03/12/2014 13:00 GMT | Updated 31/01/2015 10:59 GMT

Last Monday The Guardian reported that Mossbourne Academy in Hackney are to offer up to ten places at the oversubscribed school for pupils with potential rowing ability. There were some strong opinions, I thought my background qualified me to wade in on the situation. I'm a current World Champion (GB men's eight) but my journey to this point started at a Comprehensive school boat club in Durham.

Rowing is often seen as a southern public school boy sport. You'd be right in thinking that many who get the chance to give rowing a go come from a public school. Rowing equipment and access to premises by the river / lake / sea are expensive, that immediately limits the reach the sport can have. When you can grab a pair of trainers for £20, access is quite different compared to equipment costs running into the tens of thousands. While all this is true, the chance to try (and succeed at) rowing is not restricted to the Eton's of this world. British Rowing (backed with Lottery funds) and clubs up and down the country spearhead access for all; a series of projects aid clubs with purchasing boats, employing coaches and providing regional resources and support. Most of us will have a rowing club within a short distance, quite possibly tucked away, that you never knew existed. All of them will run 'learn to row' courses and many have partnerships with local schools and colleges to provide the platform for state schools to take to the water. In the capital, organisations like London Youth Rowing take rowing into schools, Mossbourne Academy is one of these.

So if rowing isn't just available to posh kids, shouldn't the national team reflect that? - it does. I'm not in the minority by having an accent and I'd say easily over half of my team mates came from state schools, universities or local rowing clubs.
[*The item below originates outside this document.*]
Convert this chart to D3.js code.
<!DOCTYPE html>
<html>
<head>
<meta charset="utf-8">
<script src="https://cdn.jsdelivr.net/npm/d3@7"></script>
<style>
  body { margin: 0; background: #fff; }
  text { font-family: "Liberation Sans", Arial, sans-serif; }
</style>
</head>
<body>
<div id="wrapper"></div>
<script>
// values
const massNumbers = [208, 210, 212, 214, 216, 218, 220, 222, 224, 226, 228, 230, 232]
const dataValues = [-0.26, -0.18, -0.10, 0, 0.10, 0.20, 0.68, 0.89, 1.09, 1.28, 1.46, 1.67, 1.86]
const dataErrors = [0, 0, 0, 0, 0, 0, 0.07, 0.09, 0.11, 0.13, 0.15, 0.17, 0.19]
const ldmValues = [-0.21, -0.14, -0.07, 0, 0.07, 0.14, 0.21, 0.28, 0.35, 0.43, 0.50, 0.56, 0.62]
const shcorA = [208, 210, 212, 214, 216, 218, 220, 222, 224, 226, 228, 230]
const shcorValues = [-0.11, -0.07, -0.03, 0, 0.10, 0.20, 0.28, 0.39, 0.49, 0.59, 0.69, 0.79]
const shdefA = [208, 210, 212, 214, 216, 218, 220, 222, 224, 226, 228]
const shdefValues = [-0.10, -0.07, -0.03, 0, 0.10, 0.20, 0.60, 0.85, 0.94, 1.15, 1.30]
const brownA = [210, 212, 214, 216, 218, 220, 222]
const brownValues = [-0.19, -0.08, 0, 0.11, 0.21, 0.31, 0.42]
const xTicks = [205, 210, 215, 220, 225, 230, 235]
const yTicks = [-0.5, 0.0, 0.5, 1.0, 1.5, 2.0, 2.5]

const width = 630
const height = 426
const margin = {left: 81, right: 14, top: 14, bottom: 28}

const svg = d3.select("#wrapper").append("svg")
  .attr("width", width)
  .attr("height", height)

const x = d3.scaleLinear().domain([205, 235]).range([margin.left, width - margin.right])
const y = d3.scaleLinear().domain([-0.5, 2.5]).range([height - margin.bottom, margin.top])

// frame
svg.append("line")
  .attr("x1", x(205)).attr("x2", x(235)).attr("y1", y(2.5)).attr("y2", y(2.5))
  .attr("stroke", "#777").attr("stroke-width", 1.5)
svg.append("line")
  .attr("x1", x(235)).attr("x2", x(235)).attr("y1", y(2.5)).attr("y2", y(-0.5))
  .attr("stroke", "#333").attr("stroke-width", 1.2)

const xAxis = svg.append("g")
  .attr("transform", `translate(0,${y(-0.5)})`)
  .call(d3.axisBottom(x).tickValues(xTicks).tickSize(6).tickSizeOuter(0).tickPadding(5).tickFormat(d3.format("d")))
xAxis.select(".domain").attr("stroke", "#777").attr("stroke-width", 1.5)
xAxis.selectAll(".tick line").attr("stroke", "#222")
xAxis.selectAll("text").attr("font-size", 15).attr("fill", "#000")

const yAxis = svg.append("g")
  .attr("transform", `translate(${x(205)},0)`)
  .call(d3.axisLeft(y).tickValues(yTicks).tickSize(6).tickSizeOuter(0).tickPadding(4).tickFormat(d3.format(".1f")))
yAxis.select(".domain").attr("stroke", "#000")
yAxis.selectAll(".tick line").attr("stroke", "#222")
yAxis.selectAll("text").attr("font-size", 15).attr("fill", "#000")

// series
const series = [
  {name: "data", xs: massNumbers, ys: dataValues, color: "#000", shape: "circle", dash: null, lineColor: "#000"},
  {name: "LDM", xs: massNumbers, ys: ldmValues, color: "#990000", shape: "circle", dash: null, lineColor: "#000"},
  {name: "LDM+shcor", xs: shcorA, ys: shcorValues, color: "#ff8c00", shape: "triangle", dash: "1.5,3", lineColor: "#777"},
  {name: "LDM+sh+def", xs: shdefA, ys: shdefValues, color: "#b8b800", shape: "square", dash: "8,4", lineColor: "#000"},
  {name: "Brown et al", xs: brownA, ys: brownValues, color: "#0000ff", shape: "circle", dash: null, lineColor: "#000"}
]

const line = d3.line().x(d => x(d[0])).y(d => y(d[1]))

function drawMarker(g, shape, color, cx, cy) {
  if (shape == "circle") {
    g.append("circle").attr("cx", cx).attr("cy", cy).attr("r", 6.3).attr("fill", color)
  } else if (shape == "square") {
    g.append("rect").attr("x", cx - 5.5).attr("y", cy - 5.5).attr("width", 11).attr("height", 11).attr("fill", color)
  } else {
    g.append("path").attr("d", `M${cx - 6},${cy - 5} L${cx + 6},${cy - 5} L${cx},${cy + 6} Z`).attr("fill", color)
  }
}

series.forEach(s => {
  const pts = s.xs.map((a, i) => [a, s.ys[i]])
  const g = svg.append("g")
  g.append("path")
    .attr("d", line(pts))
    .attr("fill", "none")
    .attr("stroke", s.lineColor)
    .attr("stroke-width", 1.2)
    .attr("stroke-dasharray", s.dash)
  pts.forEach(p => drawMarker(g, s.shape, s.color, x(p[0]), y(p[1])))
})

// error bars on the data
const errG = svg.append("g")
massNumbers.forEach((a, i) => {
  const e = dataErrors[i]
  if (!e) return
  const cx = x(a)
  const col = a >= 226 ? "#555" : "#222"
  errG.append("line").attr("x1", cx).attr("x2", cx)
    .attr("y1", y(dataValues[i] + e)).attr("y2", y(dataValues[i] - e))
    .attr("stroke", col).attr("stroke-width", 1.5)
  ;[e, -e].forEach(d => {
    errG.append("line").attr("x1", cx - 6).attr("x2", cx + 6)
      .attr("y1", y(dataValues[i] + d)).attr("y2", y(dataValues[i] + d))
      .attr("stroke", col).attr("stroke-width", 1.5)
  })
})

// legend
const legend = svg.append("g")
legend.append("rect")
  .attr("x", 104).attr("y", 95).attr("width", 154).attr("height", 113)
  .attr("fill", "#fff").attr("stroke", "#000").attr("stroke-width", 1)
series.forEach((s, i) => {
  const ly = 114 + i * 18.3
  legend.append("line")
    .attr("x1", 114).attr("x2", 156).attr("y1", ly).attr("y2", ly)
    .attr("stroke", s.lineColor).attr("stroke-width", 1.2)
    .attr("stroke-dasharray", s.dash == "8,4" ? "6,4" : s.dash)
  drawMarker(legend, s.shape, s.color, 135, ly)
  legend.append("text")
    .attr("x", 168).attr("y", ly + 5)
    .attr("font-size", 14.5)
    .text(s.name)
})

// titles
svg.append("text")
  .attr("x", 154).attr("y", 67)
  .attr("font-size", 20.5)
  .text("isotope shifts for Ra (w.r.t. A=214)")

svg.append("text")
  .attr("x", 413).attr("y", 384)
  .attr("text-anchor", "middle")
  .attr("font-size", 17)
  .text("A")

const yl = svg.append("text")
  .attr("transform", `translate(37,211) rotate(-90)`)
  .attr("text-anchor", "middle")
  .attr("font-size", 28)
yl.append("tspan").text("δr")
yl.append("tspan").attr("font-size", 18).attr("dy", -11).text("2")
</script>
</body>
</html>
While there may be many who try rowing at public schools, daddy can't buy talent and the finish line doesn't respect the size of his wallet. The wheat gets separated from the chaff (or should I say chuff) pretty easily. To say a rower only made it because they went to a public school is pretty offensive, their hard work got them to the top and to say otherwise is ill informed of the realities of international rowing.

So where are the limitations? Organising and coaching, pure and simple. I never had any limitations coming from St Leonard's R.C Comp. Durham because the rowing was well run and had the support of the staff. Due to the support of my parents and St Leonard's, I left school as a Junior World Champion in the GB Junior four. I didn't achieve that because I had a great physical or financial advantage, I did it because those around me gave me the space to be the best I could be and I trained hard, really hard. There are a number of state funded schools across the UK that provide the platform for young rowers to achieve their full potential. It is being done independently and in conjunction with local clubs. Mossbourne Academy is looking to do the same and is using talent ID to drive that program on. Half the challenge for youth sport is organisation, if it's being badly run then that's a far greater impairment than access to the very best equipment. School staff can teach many lessons outside the classroom walls, we create better school leavers when we empower individuals to take a risk and try new things.

Coming from a Catholic school I don't have such a hang up on school admissions policies either. I received a Catholic education, on the whole exactly the same as any other state pupil, but with a R.E. and pastoral emphasis on learning more about my faith. Not everyone was Catholic and not everyone joined the boat club, but the opportunity was there. I believe all schools should set out their stall and deliver exceptional and unique opportunities for their pupils. The time and resources available will mean schools will naturally specialise. State schools shouldn't be alone in saying "we're going to be epic" at music, drama or specific sports. We all hear of schools that have a reputation for always fielding a good football team, putting on great theatre performances or producing pupils with great engineering talent. If schools provide the opportunity to excel to those with an aptitude in the given extra curricular area it provides a boost to fellow pupils, the local area and the region. Mossbourne Academy is saying "we have the facilities, we want to deliver the opportunity", there is nothing stopping any other school doing the same.

I encourage any school to dare to be, be that school that offers challenges for their pupils to conquer, the school that prepares children for the world as well as their GCSEs. Creating the employees and employers you want to work with won't be solely done in the isolation of a classroom, nobody said "go work for her, she was great at GCSE physics".

To those that say the scheme will snatch pupils that have the greater ambition and drive, why not join a sports club and discover those characteristics for yourself. If you want to try rowing, whatever your age, find your local club on the British Rowing 'club finder' page. And if you fancy bringing a school group or your family to meet and compete (on rowing machines) against Britain's Olympic rowers then check out the website for the British Rowing Indoor Championships at the Olympic Velodrome on 8th Feb. (open to spectators if you don't want to break sweat!).

Well done Mossbourne Academy, may you and other schools continue to offer unique opportunities.